Our Lower Sixth especially will be given many opportunities to take on leadership roles: as prefects, peer mentors, and Head Girls. Beyond life at Queen Anne’s, who knows what exciting leadership opportunities lie ahead?
But what makes a good leader? Queen Anne’s had the pleasure of welcoming Brigadier Rory Copinger-Symes RM CBE to present a Lecture on Leadership to our Lower Sixth Students. Having spent 37 years in leadership positions in the Royal Marines, Brigadier Copinger-Symes clearly holds a wealth of knowledge and experience of what makes a good leader.
Mr Jones, head of the Lower Sixth Academic Enrichment Programme and Sixth Form Lecture Series, introduced Brigadier Copinger-Symes to the full recital hall full of students. The two had attended school together, at Pangbourne College, where Brigadier Copinger-Symes was head boy.
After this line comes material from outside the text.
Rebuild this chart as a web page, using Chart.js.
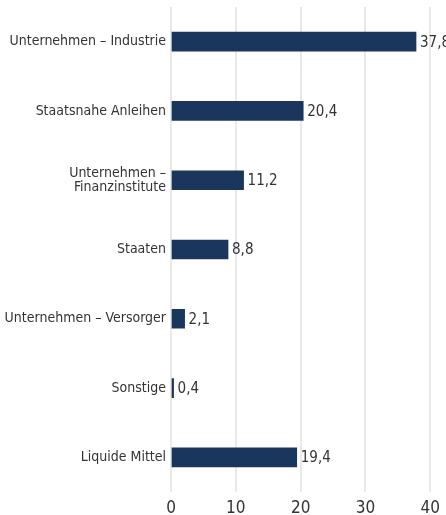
<!DOCTYPE html>
<html>
<head>
<meta charset="utf-8">
<script src="https://cdn.jsdelivr.net/npm/chart.js@4"></script>
<style>
  html, body { margin: 0; padding: 0; background: #fff; }
  #wrap { width: 446px; height: 515px; }
</style>
</head>
<body>
<div id="wrap"><canvas id="chart"></canvas></div>
<script>
const categories = [
    'Unternehmen – Industrie',
    'Staatsnahe Anleihen',
    ['Unternehmen –', 'Finanzinstitute'],
    'Staaten',
    'Unternehmen – Versorger',
    'Sonstige',
    'Liquide Mittel'
];
const values = [37.8, 20.4, 11.2, 8.8, 2.1, 0.4, 19.4];
const xTicks = [0, 10, 20, 30, 40];

const FONT = "'DejaVu Sans Condensed', sans-serif";
const TEXT = '#333333';

const valueLabels = {
    id: 'valueLabels',
    afterDatasetsDraw(chart) {
        const ctx = chart.ctx;
        const meta = chart.getDatasetMeta(0);
        ctx.save();
        ctx.font = '15px ' + FONT;
        ctx.fillStyle = TEXT;
        ctx.textAlign = 'left';
        ctx.textBaseline = 'middle';
        meta.data.forEach((bar, i) => {
            const txt = values[i].toFixed(1).replace('.', ',');
            ctx.fillText(txt, bar.x + 4, bar.y + 1);
        });
        ctx.restore();
    }
};

new Chart(document.getElementById('chart'), {
    type: 'bar',
    data: {
        labels: categories,
        datasets: [{
            data: values,
            backgroundColor: '#1b365d',
            barThickness: 19
        }]
    },
    options: {
        indexAxis: 'y',
        responsive: true,
        maintainAspectRatio: false,
        animation: false,
        layout: {
            padding: { top: 7, right: 15, left: 0, bottom: 0 }
        },
        scales: {
            x: {
                min: 0,
                max: 40,
                afterBuildTicks: (scale) => {
                    scale.ticks = xTicks.map(v => ({ value: v }));
                },
                afterFit: (scale) => { scale.height = 23; },
                grid: {
                    color: '#e9e9e9',
                    lineWidth: 2,
                    drawTicks: false
                },
                border: { display: false },
                ticks: {
                    padding: 6,
                    color: TEXT,
                    font: { family: FONT, size: 17 }
                }
            },
            y: {
                afterFit: (scale) => {
                    scale.width = 171;
                    scale.paddingTop = 0;
                    scale.paddingBottom = 0;
                },
                grid: { display: false, drawTicks: false },
                border: { display: false },
                ticks: {
                    padding: 5,
                    color: TEXT,
                    font: { family: FONT, size: 14, lineHeight: 1.0 }
                }
            }
        },
        plugins: {
            legend: { display: false },
            tooltip: { enabled: false }
        }
    },
    plugins: [valueLabels]
});
</script>
</body>
</html>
This was where his experience of leadership first began, in quite a similar way to our Sixth Form girls.
Once leaving Pangbourne College, Brigadier Copinger-Symes decided to go straight into training for the Royal Marines. At 19, he was sent straight to Ireland to lead a team of people who were all older and more experienced than himself. Now that’s a leadership challenge! He had to learn quickly what it took to be a good, and respected leader.
“Leadership is essentially about being able to get people to do things that they otherwise would not do.” Brigadier Copinger-Symes told our Sixth Form students. “It’s not easy; it’s a challenge.”
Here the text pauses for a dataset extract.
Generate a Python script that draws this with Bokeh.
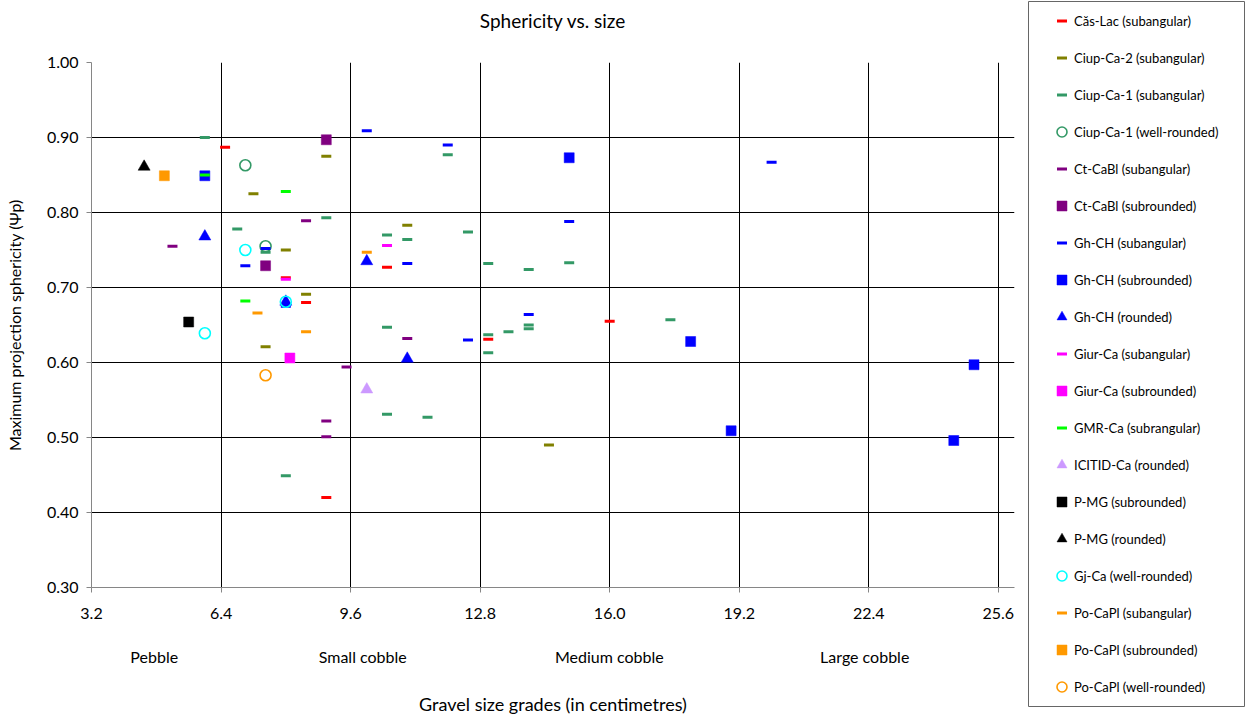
from bokeh.plotting import figure
from bokeh.models import Range1d, FixedTicker, NumeralTickFormatter, LinearAxis, Legend, LegendItem
from bokeh.layouts import row
from bokeh.embed import file_html
from bokeh.resources import INLINE

FONT = "Lato"

# ---------------- data ----------------
chart_title = "Sphericity vs. size"
x_ticks = [3.2, 6.4, 9.6, 12.8, 16.0, 19.2, 22.4, 25.6]
y_ticks = [0.3, 0.4, 0.5, 0.6, 0.7, 0.8, 0.9, 1.0]
grade_positions = [4.75, 9.9, 15.99, 22.3]
grade_labels = ["Pebble", "Small cobble", "Medium cobble", "Large cobble"]

cas_lac_sa_x = [6.5, 8.0, 8.5, 10.5, 13.0, 16.0, 9.0]
cas_lac_sa_y = [0.887, 0.713, 0.680, 0.727, 0.631, 0.655, 0.420]

ciup2_sa_x = [7.2, 9.0, 8.0, 7.5, 8.5, 11.0, 14.5]
ciup2_sa_y = [0.825, 0.875, 0.750, 0.621, 0.691, 0.783, 0.490]

ciup1_sa_x = [6.0, 9.0, 6.8, 7.5, 8.0, 12.0, 10.5, 11.0, 12.5, 13.0, 14.0, 14.0, 14.0,
              10.5, 13.0, 13.0, 13.5, 10.5, 11.5, 15.0, 17.5]
ciup1_sa_y = [0.900, 0.793, 0.778, 0.747, 0.449, 0.877, 0.770, 0.764, 0.774, 0.732, 0.724, 0.645, 0.650,
              0.647, 0.637, 0.613, 0.641, 0.531, 0.527, 0.733, 0.657]

ciup1_wr_x = [7.0, 7.5]
ciup1_wr_y = [0.863, 0.755]

ctcabl_sa_x = [8.5, 5.2, 9.0, 9.0, 11.0, 9.5]
ctcabl_sa_y = [0.789, 0.755, 0.522, 0.501, 0.632, 0.594]

ctcabl_sr_x = [9.0, 7.5]
ctcabl_sr_y = [0.897, 0.729]

ghch_sa_x = [10.0, 12.0, 7.5, 7.0, 11.0, 14.0, 12.5, 15.0, 20.0, 8.0]
ghch_sa_y = [0.909, 0.890, 0.752, 0.729, 0.732, 0.664, 0.630, 0.788, 0.867, 0.675]

ghch_sr_x = [6.0, 15.0, 18.0, 19.0, 25.0, 24.5]
ghch_sr_y = [0.849, 0.873, 0.628, 0.509, 0.597, 0.496]

ghch_r_x = [6.0, 8.0, 10.0, 11.0]
ghch_r_y = [0.768, 0.681, 0.735, 0.605]

giur_sa_x = [8.0, 10.5]
giur_sa_y = [0.711, 0.756]

giur_sr_x = [8.1]
giur_sr_y = [0.606]

gmr_sa_x = [6.0, 8.0, 7.0]
gmr_sa_y = [0.850, 0.828, 0.682]

icitid_r_x = [10.0]
icitid_r_y = [0.564]

pmg_sr_x = [5.6]
pmg_sr_y = [0.654]

pmg_r_x = [4.5]
pmg_r_y = [0.861]

gj_wr_x = [7.0, 8.0, 6.0]
gj_wr_y = [0.750, 0.681, 0.639]

pocapl_sa_x = [7.3, 8.5, 10.0]
pocapl_sa_y = [0.666, 0.641, 0.747]

pocapl_sr_x = [5.0]
pocapl_sr_y = [0.849]

pocapl_wr_x = [7.5]
pocapl_wr_y = [0.583]

series = [
    ("Căs-Lac (subangular)", "dash", "#FF0000", cas_lac_sa_x, cas_lac_sa_y),
    ("Ciup-Ca-2 (subangular)", "dash", "#808000", ciup2_sa_x, ciup2_sa_y),
    ("Ciup-Ca-1 (subangular)", "dash", "#339966", ciup1_sa_x, ciup1_sa_y),
    ("Ciup-Ca-1 (well-rounded)", "circle", "#339966", ciup1_wr_x, ciup1_wr_y),
    ("Ct-CaBl (subangular)", "dash", "#800080", ctcabl_sa_x, ctcabl_sa_y),
    ("Ct-CaBl (subrounded)", "square", "#800080", ctcabl_sr_x, ctcabl_sr_y),
    ("Gh-CH (subangular)", "dash", "#0000FF", ghch_sa_x, ghch_sa_y),
    ("Gh-CH (subrounded)", "square", "#0000FF", ghch_sr_x, ghch_sr_y),
    ("Gh-CH (rounded)", "triangle", "#0000FF", ghch_r_x, ghch_r_y),
    ("Giur-Ca (subangular)", "dash", "#FF00FF", giur_sa_x, giur_sa_y),
    ("Giur-Ca (subrounded)", "square", "#FF00FF", giur_sr_x, giur_sr_y),
    ("GMR-Ca (subrangular)", "dash", "#00FF00", gmr_sa_x, gmr_sa_y),
    ("ICITID-Ca (rounded)", "triangle", "#CC99FF", icitid_r_x, icitid_r_y),
    ("P-MG (subrounded)", "square", "#000000", pmg_sr_x, pmg_sr_y),
    ("P-MG (rounded)", "triangle", "#000000", pmg_r_x, pmg_r_y),
    ("Gj-Ca (well-rounded)", "circle", "#00FFFF", gj_wr_x, gj_wr_y),
    ("Po-CaPl (subangular)", "dash", "#FF9900", pocapl_sa_x, pocapl_sa_y),
    ("Po-CaPl (subrounded)", "square", "#FF9900", pocapl_sr_x, pocapl_sr_y),
    ("Po-CaPl (well-rounded)", "circle", "#FF9900", pocapl_wr_x, pocapl_wr_y),
]


def marker_style(marker, color):
    if marker == "dash":
        return dict(marker="dash", size=10, line_color=color, line_width=3)
    if marker == "square":
        return dict(marker="square", size=10, fill_color=color, line_color=color, line_width=0.5)
    if marker == "triangle":
        return dict(marker="triangle", size=12, fill_color=color, line_color=color, line_width=0.5)
    return dict(marker="circle", size=11, fill_alpha=0, line_color=color, line_width=1.6)


# ---------------- main plot ----------------
p = figure(width=1027, height=719, x_range=Range1d(3.2, 26.0), y_range=Range1d(0.3, 1.0),
           output_backend="svg", toolbar_location=None,
           min_border_left=91, min_border_right=13, min_border_top=62, min_border_bottom=132)
p.frame_align = False
p.outline_line_color = None
p.background_fill_color = "white"
p.border_fill_color = "white"
p.title.text = ""

# default axes (grab them before adding extra axes)
xa = p.below[0]
ya = p.left[0]

xa.ticker = FixedTicker(ticks=x_ticks)
xa.formatter = NumeralTickFormatter(format="0.0")
xa.axis_line_color = "#868686"
xa.major_tick_line_color = "#868686"
xa.major_tick_out = 5
xa.major_tick_in = 0
xa.minor_tick_line_color = None
xa.major_label_standoff = 15
xa.major_label_text_font = FONT
xa.major_label_text_font_size = "16px"
xa.major_label_text_color = "#000000"

ya.ticker = FixedTicker(ticks=y_ticks)
ya.formatter = NumeralTickFormatter(format="0.00")
ya.axis_line_color = "#868686"
ya.major_tick_line_color = "#868686"
ya.major_tick_out = 5
ya.major_tick_in = 0
ya.minor_tick_line_color = None
ya.major_label_standoff = 8
ya.major_label_text_font = FONT
ya.major_label_text_font_size = "16px"
ya.major_label_text_color = "#000000"
ya.axis_label = "Maximum projection sphericity (Ψp)"
ya.axis_label_text_font = FONT
ya.axis_label_text_font_size = "16px"
ya.axis_label_text_font_style = "normal"
ya.axis_label_text_color = "#000000"
ya.axis_label_standoff = 20

title_axis = LinearAxis(
    ticker=FixedTicker(ticks=[]), axis_line_color=None, major_tick_line_color=None,
    minor_tick_line_color=None, major_tick_out=0, major_tick_in=0, major_label_standoff=0,
    axis_label=chart_title, axis_label_text_font=FONT, axis_label_text_font_size="19px",
    axis_label_text_font_style="normal", axis_label_text_color="#000000", axis_label_standoff=31,
)
p.add_layout(title_axis, "above")

grade_axis = LinearAxis(
    ticker=FixedTicker(ticks=grade_positions),
    major_label_overrides={pos: lab for pos, lab in zip(grade_positions, grade_labels)},
    axis_line_color=None, major_tick_line_color=None, minor_tick_line_color=None,
    major_tick_out=0, major_tick_in=0, major_label_standoff=25,
    major_label_text_font=FONT, major_label_text_font_size="16px", major_label_text_color="#000000",
    axis_label="Gravel size grades (in centimetres)", axis_label_text_font=FONT,
    axis_label_text_font_size="18px", axis_label_text_font_style="normal",
    axis_label_text_color="#000000", axis_label_standoff=24,
)
p.add_layout(grade_axis, "below")

p.xgrid.ticker = FixedTicker(ticks=x_ticks[1:])
p.ygrid.ticker = FixedTicker(ticks=y_ticks[1:-1])
p.xgrid.grid_line_color = "#000000"
p.ygrid.grid_line_color = "#000000"
p.xgrid.grid_line_width = 1
p.ygrid.grid_line_width = 1

for name, marker, color, xs, ys in series:
    p.scatter(xs, ys, **marker_style(marker, color))

# ---------------- legend panel ----------------
pl = figure(width=218, height=707, x_range=Range1d(100, 101), y_range=Range1d(100, 101),
            output_backend="svg", toolbar_location=None,
            x_axis_type=None, y_axis_type=None,
            min_border_left=1, min_border_right=1, min_border_top=1, min_border_bottom=1)
pl.frame_align = False
pl.title.text = ""
pl.outline_line_color = "#666666"
pl.outline_line_width = 1
pl.background_fill_color = "white"
pl.border_fill_color = "white"

items = []
for name, marker, color, xs, ys in series:
    r = pl.scatter(xs, ys, **marker_style(marker, color))
    items.append(LegendItem(label=name, renderers=[r]))

legend = Legend(items=items, location=(21, 7), orientation="vertical",
                glyph_width=25, glyph_height=25, label_height=25, spacing=12,
                label_standoff=-7, padding=0, margin=0,
                border_line_alpha=0, background_fill_alpha=0,
                label_text_font=FONT, label_text_font_size="13px", label_text_color="#000000")
pl.add_layout(legend, "center")

layout = row(p, pl)

open("out.html", "w").write(file_html(layout, INLINE))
Throughout his talk the Brigadier shared many personal stories and anecdotes from his career, of both successes and important learning experiences. From Sierra Leone to Antarctica, his life experiences were clear examples of what it takes to be a leader.
Our speaker introduced the girls to the four C’s of leadership:
Courage, caring, can-do, and communication.
When it comes to courage, Brigadier Copinger-Symes explained that this is not so much about physical courage, but about moral courage: “You are going to have to stand up for and commit to your values and what you think is right.” He also explained that what is right is not always what is popular, and that there will be times when you will be challenged with choosing the easy option or the right option.
Being caring is also a key part of being a good leader: “I always say this to the teams I lead: caring does not necessarily mean ‘soft’. Caring is about understanding and listening.”
The next C was a can-do attitude. “You should be optimistic, but realise what is attainable. You have to have the skills to convince your team that you can all get through to the end.” Brigadier Copinger-Symes told a story about a difficult time in icy Norway, that he led his team on a strenuous trip through the snow, only to realise that they had been heading in the complete opposite direction! Although he was annoyed at the mistake, he had to convince his team that this didn’t matter, and they could all complete the correct journey in good spirits.
Finally, communication. With social media widely used amongst young people, communication is easier and faster than ever. However, it is important to think about how you want to convey a message, and to make sure that it is being received and understood correctly. “Don’t be afraid of having face-to-face communications,” Brigadier Copinger-Symes explained. “Often this is still the most effective way of communicating a message.”
Our Sixth Form students had gained valuable knowledge from Brigadier Copinger-Symes’ lecture on leadership. As the session came to a close, he reminded the girls not to be discouraged if they feel that leadership is not for them: “Some people say leaders are born – I don’t necessarily believe that. Leadership can be learned.”
We’d like to say a big thank you to Brigadier Rory Copinger-Symes RM CBE for visiting Queen Anne’s School again after so many years, and inspiring a new generation of young people in their own leadership journeys.